Britain’s newspapers are filled almost daily with stories of horrific crimes carried out by illegal migrants. Yet the Labour government—much like the Conservative administration that preceded it—continually refuses to take decisive action, opting instead to tinker around the edges of the issue at hand.
Ministers said on Saturday they are preparing new plans which would see those who advertise Channel crossings or fake passports on social media face up to five years in prison. A nice side measure, perhaps, but nowhere near significant enough to effect any change on its own.
Dr Annette Idler, director of the Global Security Programme at Oxford University, dismissed it as going after the “very small players in this really huge illicit economy.” She stressed that those who advertise the crossings “can be very easily replaced.”
‘We’ve learnt our lesson with the war on drugs: this isn’t going to stop it.’

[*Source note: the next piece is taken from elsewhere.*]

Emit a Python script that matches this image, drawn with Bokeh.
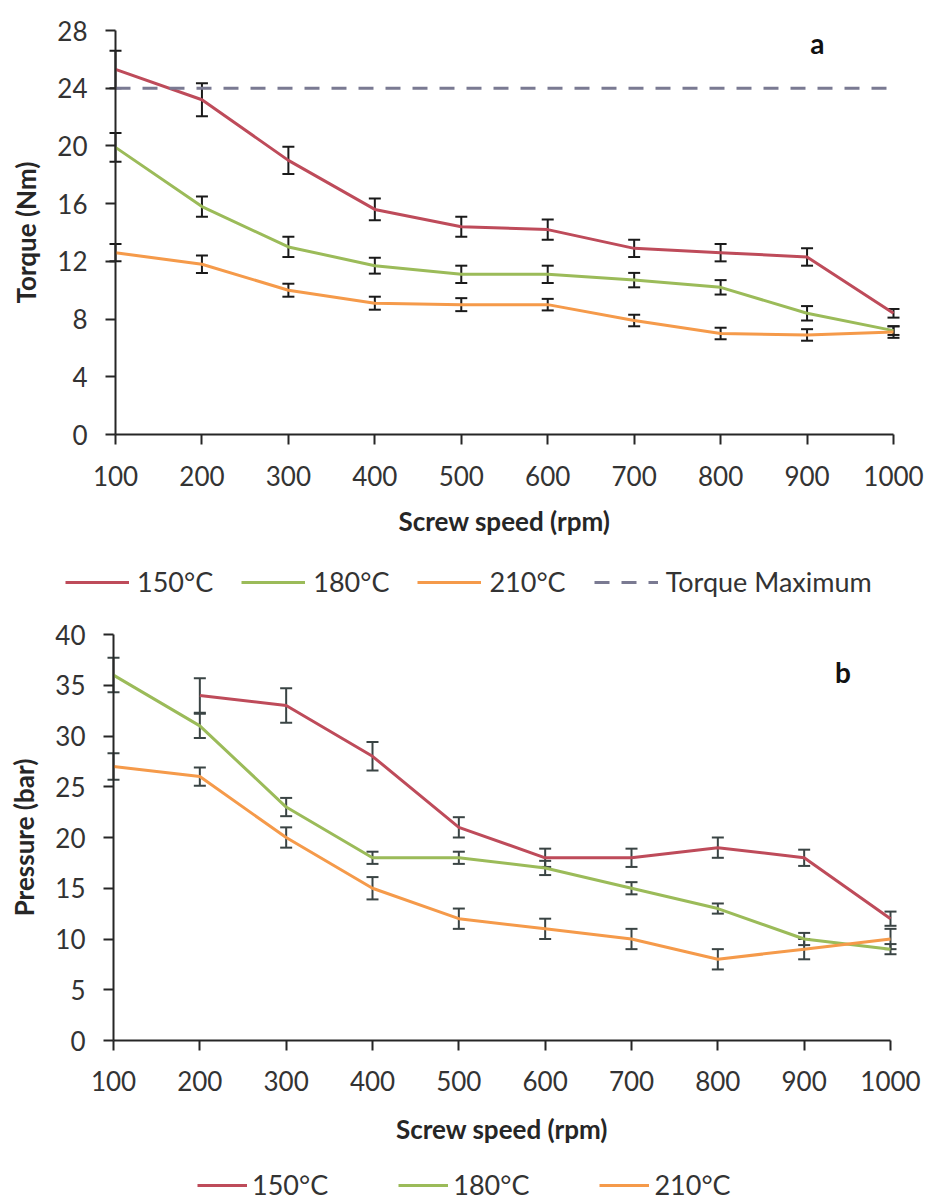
from bokeh.plotting import figure
from bokeh.models import (ColumnDataSource, Whisker, TeeHead, Legend, LegendItem,
                          FixedTicker, Range1d, Label)
from bokeh.layouts import column
from bokeh.embed import file_html
from bokeh.resources import INLINE

# ---------------- data ----------------
speed = [100, 200, 300, 400, 500, 600, 700, 800, 900, 1000]

torque_150 = [25.3, 23.2, 19.0, 15.6, 14.4, 14.2, 12.9, 12.6, 12.3, 8.4]
torque_150_err = [1.3, 1.15, 0.95, 0.75, 0.7, 0.7, 0.6, 0.6, 0.6, 0.3]
torque_180 = [19.9, 15.8, 13.0, 11.7, 11.1, 11.1, 10.7, 10.2, 8.4, 7.2]
torque_180_err = [1.0, 0.7, 0.7, 0.55, 0.6, 0.6, 0.5, 0.5, 0.5, 0.3]
torque_210 = [12.6, 11.8, 10.0, 9.1, 9.0, 9.0, 7.9, 7.0, 6.9, 7.1]
torque_210_err = [0.6, 0.6, 0.45, 0.45, 0.45, 0.4, 0.4, 0.4, 0.4, 0.4]
torque_max = 24
torque_ticks = [0, 4, 8, 12, 16, 20, 24, 28]

pressure_150_speed = [200, 300, 400, 500, 600, 700, 800, 900, 1000]
pressure_150 = [34, 33, 28, 21, 18, 18, 19, 18, 12]
pressure_150_err = [1.7, 1.7, 1.4, 1.0, 0.9, 0.9, 1.0, 0.8, 0.7]
pressure_180 = [36, 31, 23, 18, 18, 17, 15, 13, 10, 9]
pressure_180_err = [1.7, 1.2, 0.9, 0.6, 0.6, 0.7, 0.6, 0.5, 0.6, 0.5]
pressure_210 = [27, 26, 20, 15, 12, 11, 10, 8, 9, 10]
pressure_210_err = [1.3, 0.9, 1.0, 1.1, 1.0, 1.0, 1.0, 1.0, 1.0, 1.0]
pressure_ticks = [0, 5, 10, 15, 20, 25, 30, 35, 40]

labels = ["150°C", "180°C", "210°C"]
colors = ["#be4b5a", "#9bbb59", "#f59a4a"]
dash_color = "#7a7a92"
FONT = "Lato"
TXT = "#333333"
W = 932


def base_figure(height, box, yticks, ylabel, tick_standoff, title_standoff):
    """box = (left, right, top, bottom) pixel position of the plotting area
    (the axes) inside a figure whose drawing area covers the whole figure."""
    left, right, top, bottom = box
    x0, x1 = speed[0], speed[-1]
    y0, y1 = yticks[0], yticks[-1]
    kx = (x1 - x0) / (right - left)
    ky = (y1 - y0) / (bottom - top)
    p = figure(width=W, height=height, output_backend="svg", toolbar_location=None,
               x_range=Range1d(x0 - left * kx, x1 + (W - right) * kx),
               y_range=Range1d(y0 - (height - bottom) * ky, y1 + top * ky),
               min_border=0, background_fill_color="white", border_fill_color="white")
    p.outline_line_color = None
    p.xgrid.visible = False
    p.ygrid.visible = False
    p.xaxis.ticker = FixedTicker(ticks=speed)
    p.yaxis.ticker = FixedTicker(ticks=yticks)
    p.xaxis.fixed_location = y0
    p.yaxis.fixed_location = x0
    p.xaxis.bounds = (x0, x1)
    p.yaxis.bounds = (y0, y1)
    for ax in (p.xaxis[0], p.yaxis[0]):
        ax.axis_line_color = "#262626"
        ax.axis_line_width = 2
        ax.major_tick_line_color = "#262626"
        ax.major_tick_line_width = 2
        ax.major_tick_in = 0
        ax.major_tick_out = 10
        ax.minor_tick_out = 0
        ax.minor_tick_in = 0
        ax.major_label_text_font = FONT
        ax.major_label_text_font_size = "26px"
        ax.major_label_text_color = TXT
        ax.axis_label_text_font = FONT
        ax.axis_label_text_font_style = "bold"
        ax.axis_label_text_font_size = "26px"
        ax.axis_label_text_color = "#262626"
    p.xaxis.axis_label = "Screw speed (rpm)"
    p.yaxis.axis_label = ylabel
    p.xaxis.major_label_standoff = tick_standoff
    p.xaxis.axis_label_standoff = title_standoff
    p.yaxis.major_label_standoff = 18
    p.yaxis.axis_label_standoff = 12
    return p


def add_series(p, xs, ys, errs, color, err_color):
    r = p.line(xs, ys, line_color=color, line_width=3, line_join="round")
    src = ColumnDataSource(dict(x=xs,
                                upper=[y + e for y, e in zip(ys, errs)],
                                lower=[y - e for y, e in zip(ys, errs)]))
    w = Whisker(base="x", upper="upper", lower="lower", source=src,
                line_color=err_color, line_width=2,
                upper_head=TeeHead(size=12, line_color=err_color, line_width=2),
                lower_head=TeeHead(size=12, line_color=err_color, line_width=2))
    p.add_layout(w)
    return r


# ---------------- chart a ----------------
pa = base_figure(600, (115, 893, 30, 434), torque_ticks, "Torque (Nm)", 21, 16)
ra = [add_series(pa, speed, torque_150, torque_150_err, colors[0], "#1a1a1a"),
      add_series(pa, speed, torque_180, torque_180_err, colors[1], "#1a1a1a"),
      add_series(pa, speed, torque_210, torque_210_err, colors[2], "#1a1a1a")]
rmax = pa.line([speed[0], speed[-1]], [torque_max, torque_max], line_color=dash_color,
               line_width=3, line_dash="15 12")
pa.add_layout(Label(x=912, y=27.1, text="a", text_font=FONT, text_font_style="bold",
                    text_font_size="28px", text_align="center", text_baseline="middle",
                    text_color="#111111"))
leg_a = Legend(items=[LegendItem(label=labels[0], renderers=[ra[0]]),
                      LegendItem(label=labels[1], renderers=[ra[1]]),
                      LegendItem(label=labels[2], renderers=[ra[2]]),
                      LegendItem(label="Torque Maximum", renderers=[rmax])],
               orientation="horizontal", location=(65, 2),
               label_text_font=FONT, label_text_font_size="27px", label_text_color=TXT,
               glyph_width=64, glyph_height=20, spacing=28, label_standoff=8,
               border_line_color=None, background_fill_alpha=0, padding=0, margin=0)
pa.add_layout(leg_a)

# ---------------- chart b ----------------
pb = base_figure(601, (113, 890, 34, 440), pressure_ticks, "Pressure (bar)", 20, 19)
err_b = "#3a4444"
rb = [add_series(pb, pressure_150_speed, pressure_150, pressure_150_err, colors[0], err_b),
      add_series(pb, speed, pressure_180, pressure_180_err, colors[1], err_b),
      add_series(pb, speed, pressure_210, pressure_210_err, colors[2], err_b)]
pb.add_layout(Label(x=945, y=36.3, text="b", text_font=FONT, text_font_style="bold",
                    text_font_size="28px", text_align="center", text_baseline="middle",
                    text_color="#111111"))
leg_b = Legend(items=[LegendItem(label=labels[i], renderers=[rb[i]]) for i in range(3)],
               orientation="horizontal", location=(197, 0),
               label_text_font=FONT, label_text_font_size="27px", label_text_color=TXT,
               glyph_width=50, glyph_height=20, spacing=70, label_standoff=5,
               border_line_color=None, background_fill_alpha=0, padding=0, margin=0)
pb.add_layout(leg_b)

layout = column(pa, pb, spacing=0)
open("out.html", "w").write(file_html(layout, INLINE))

— LBC (@LBC) August 3, 2025
Dr Annette Idler, Director of the Global Security Programme at Oxford University, reacts to the Home Office’s new plan to fine smugglers advertising Channel crossings online. pic.twitter.com/eaqZh6xGCt
But Keir Starmer’s administration still won’t take the bigger steps, such as leaving the European Convention on Human Rights, Britain’s membership of which makes effective border control an impossibility.
This becomes all the more difficult to justify as public frustration mounts over the activities of migrants engaging in illegal activities, including violent crime.
Reports emerged on Sunday of a Sudanese asylum seeker who has been charged with attempting to kidnap a 10-year-old girl—in front of her father—while staying in a three-star hotel on the taxpayer’s purse.
On the same day, police were also accused of covering up an alleged rape of a 12-year-old girl by Afghan asylum seekers. Reform leader Nigel Farage fumed that “the rape and sexual assault of our young girls is a direct result of the weakness of Tory and Labour governments.” He said all those behind these assaults should be deported.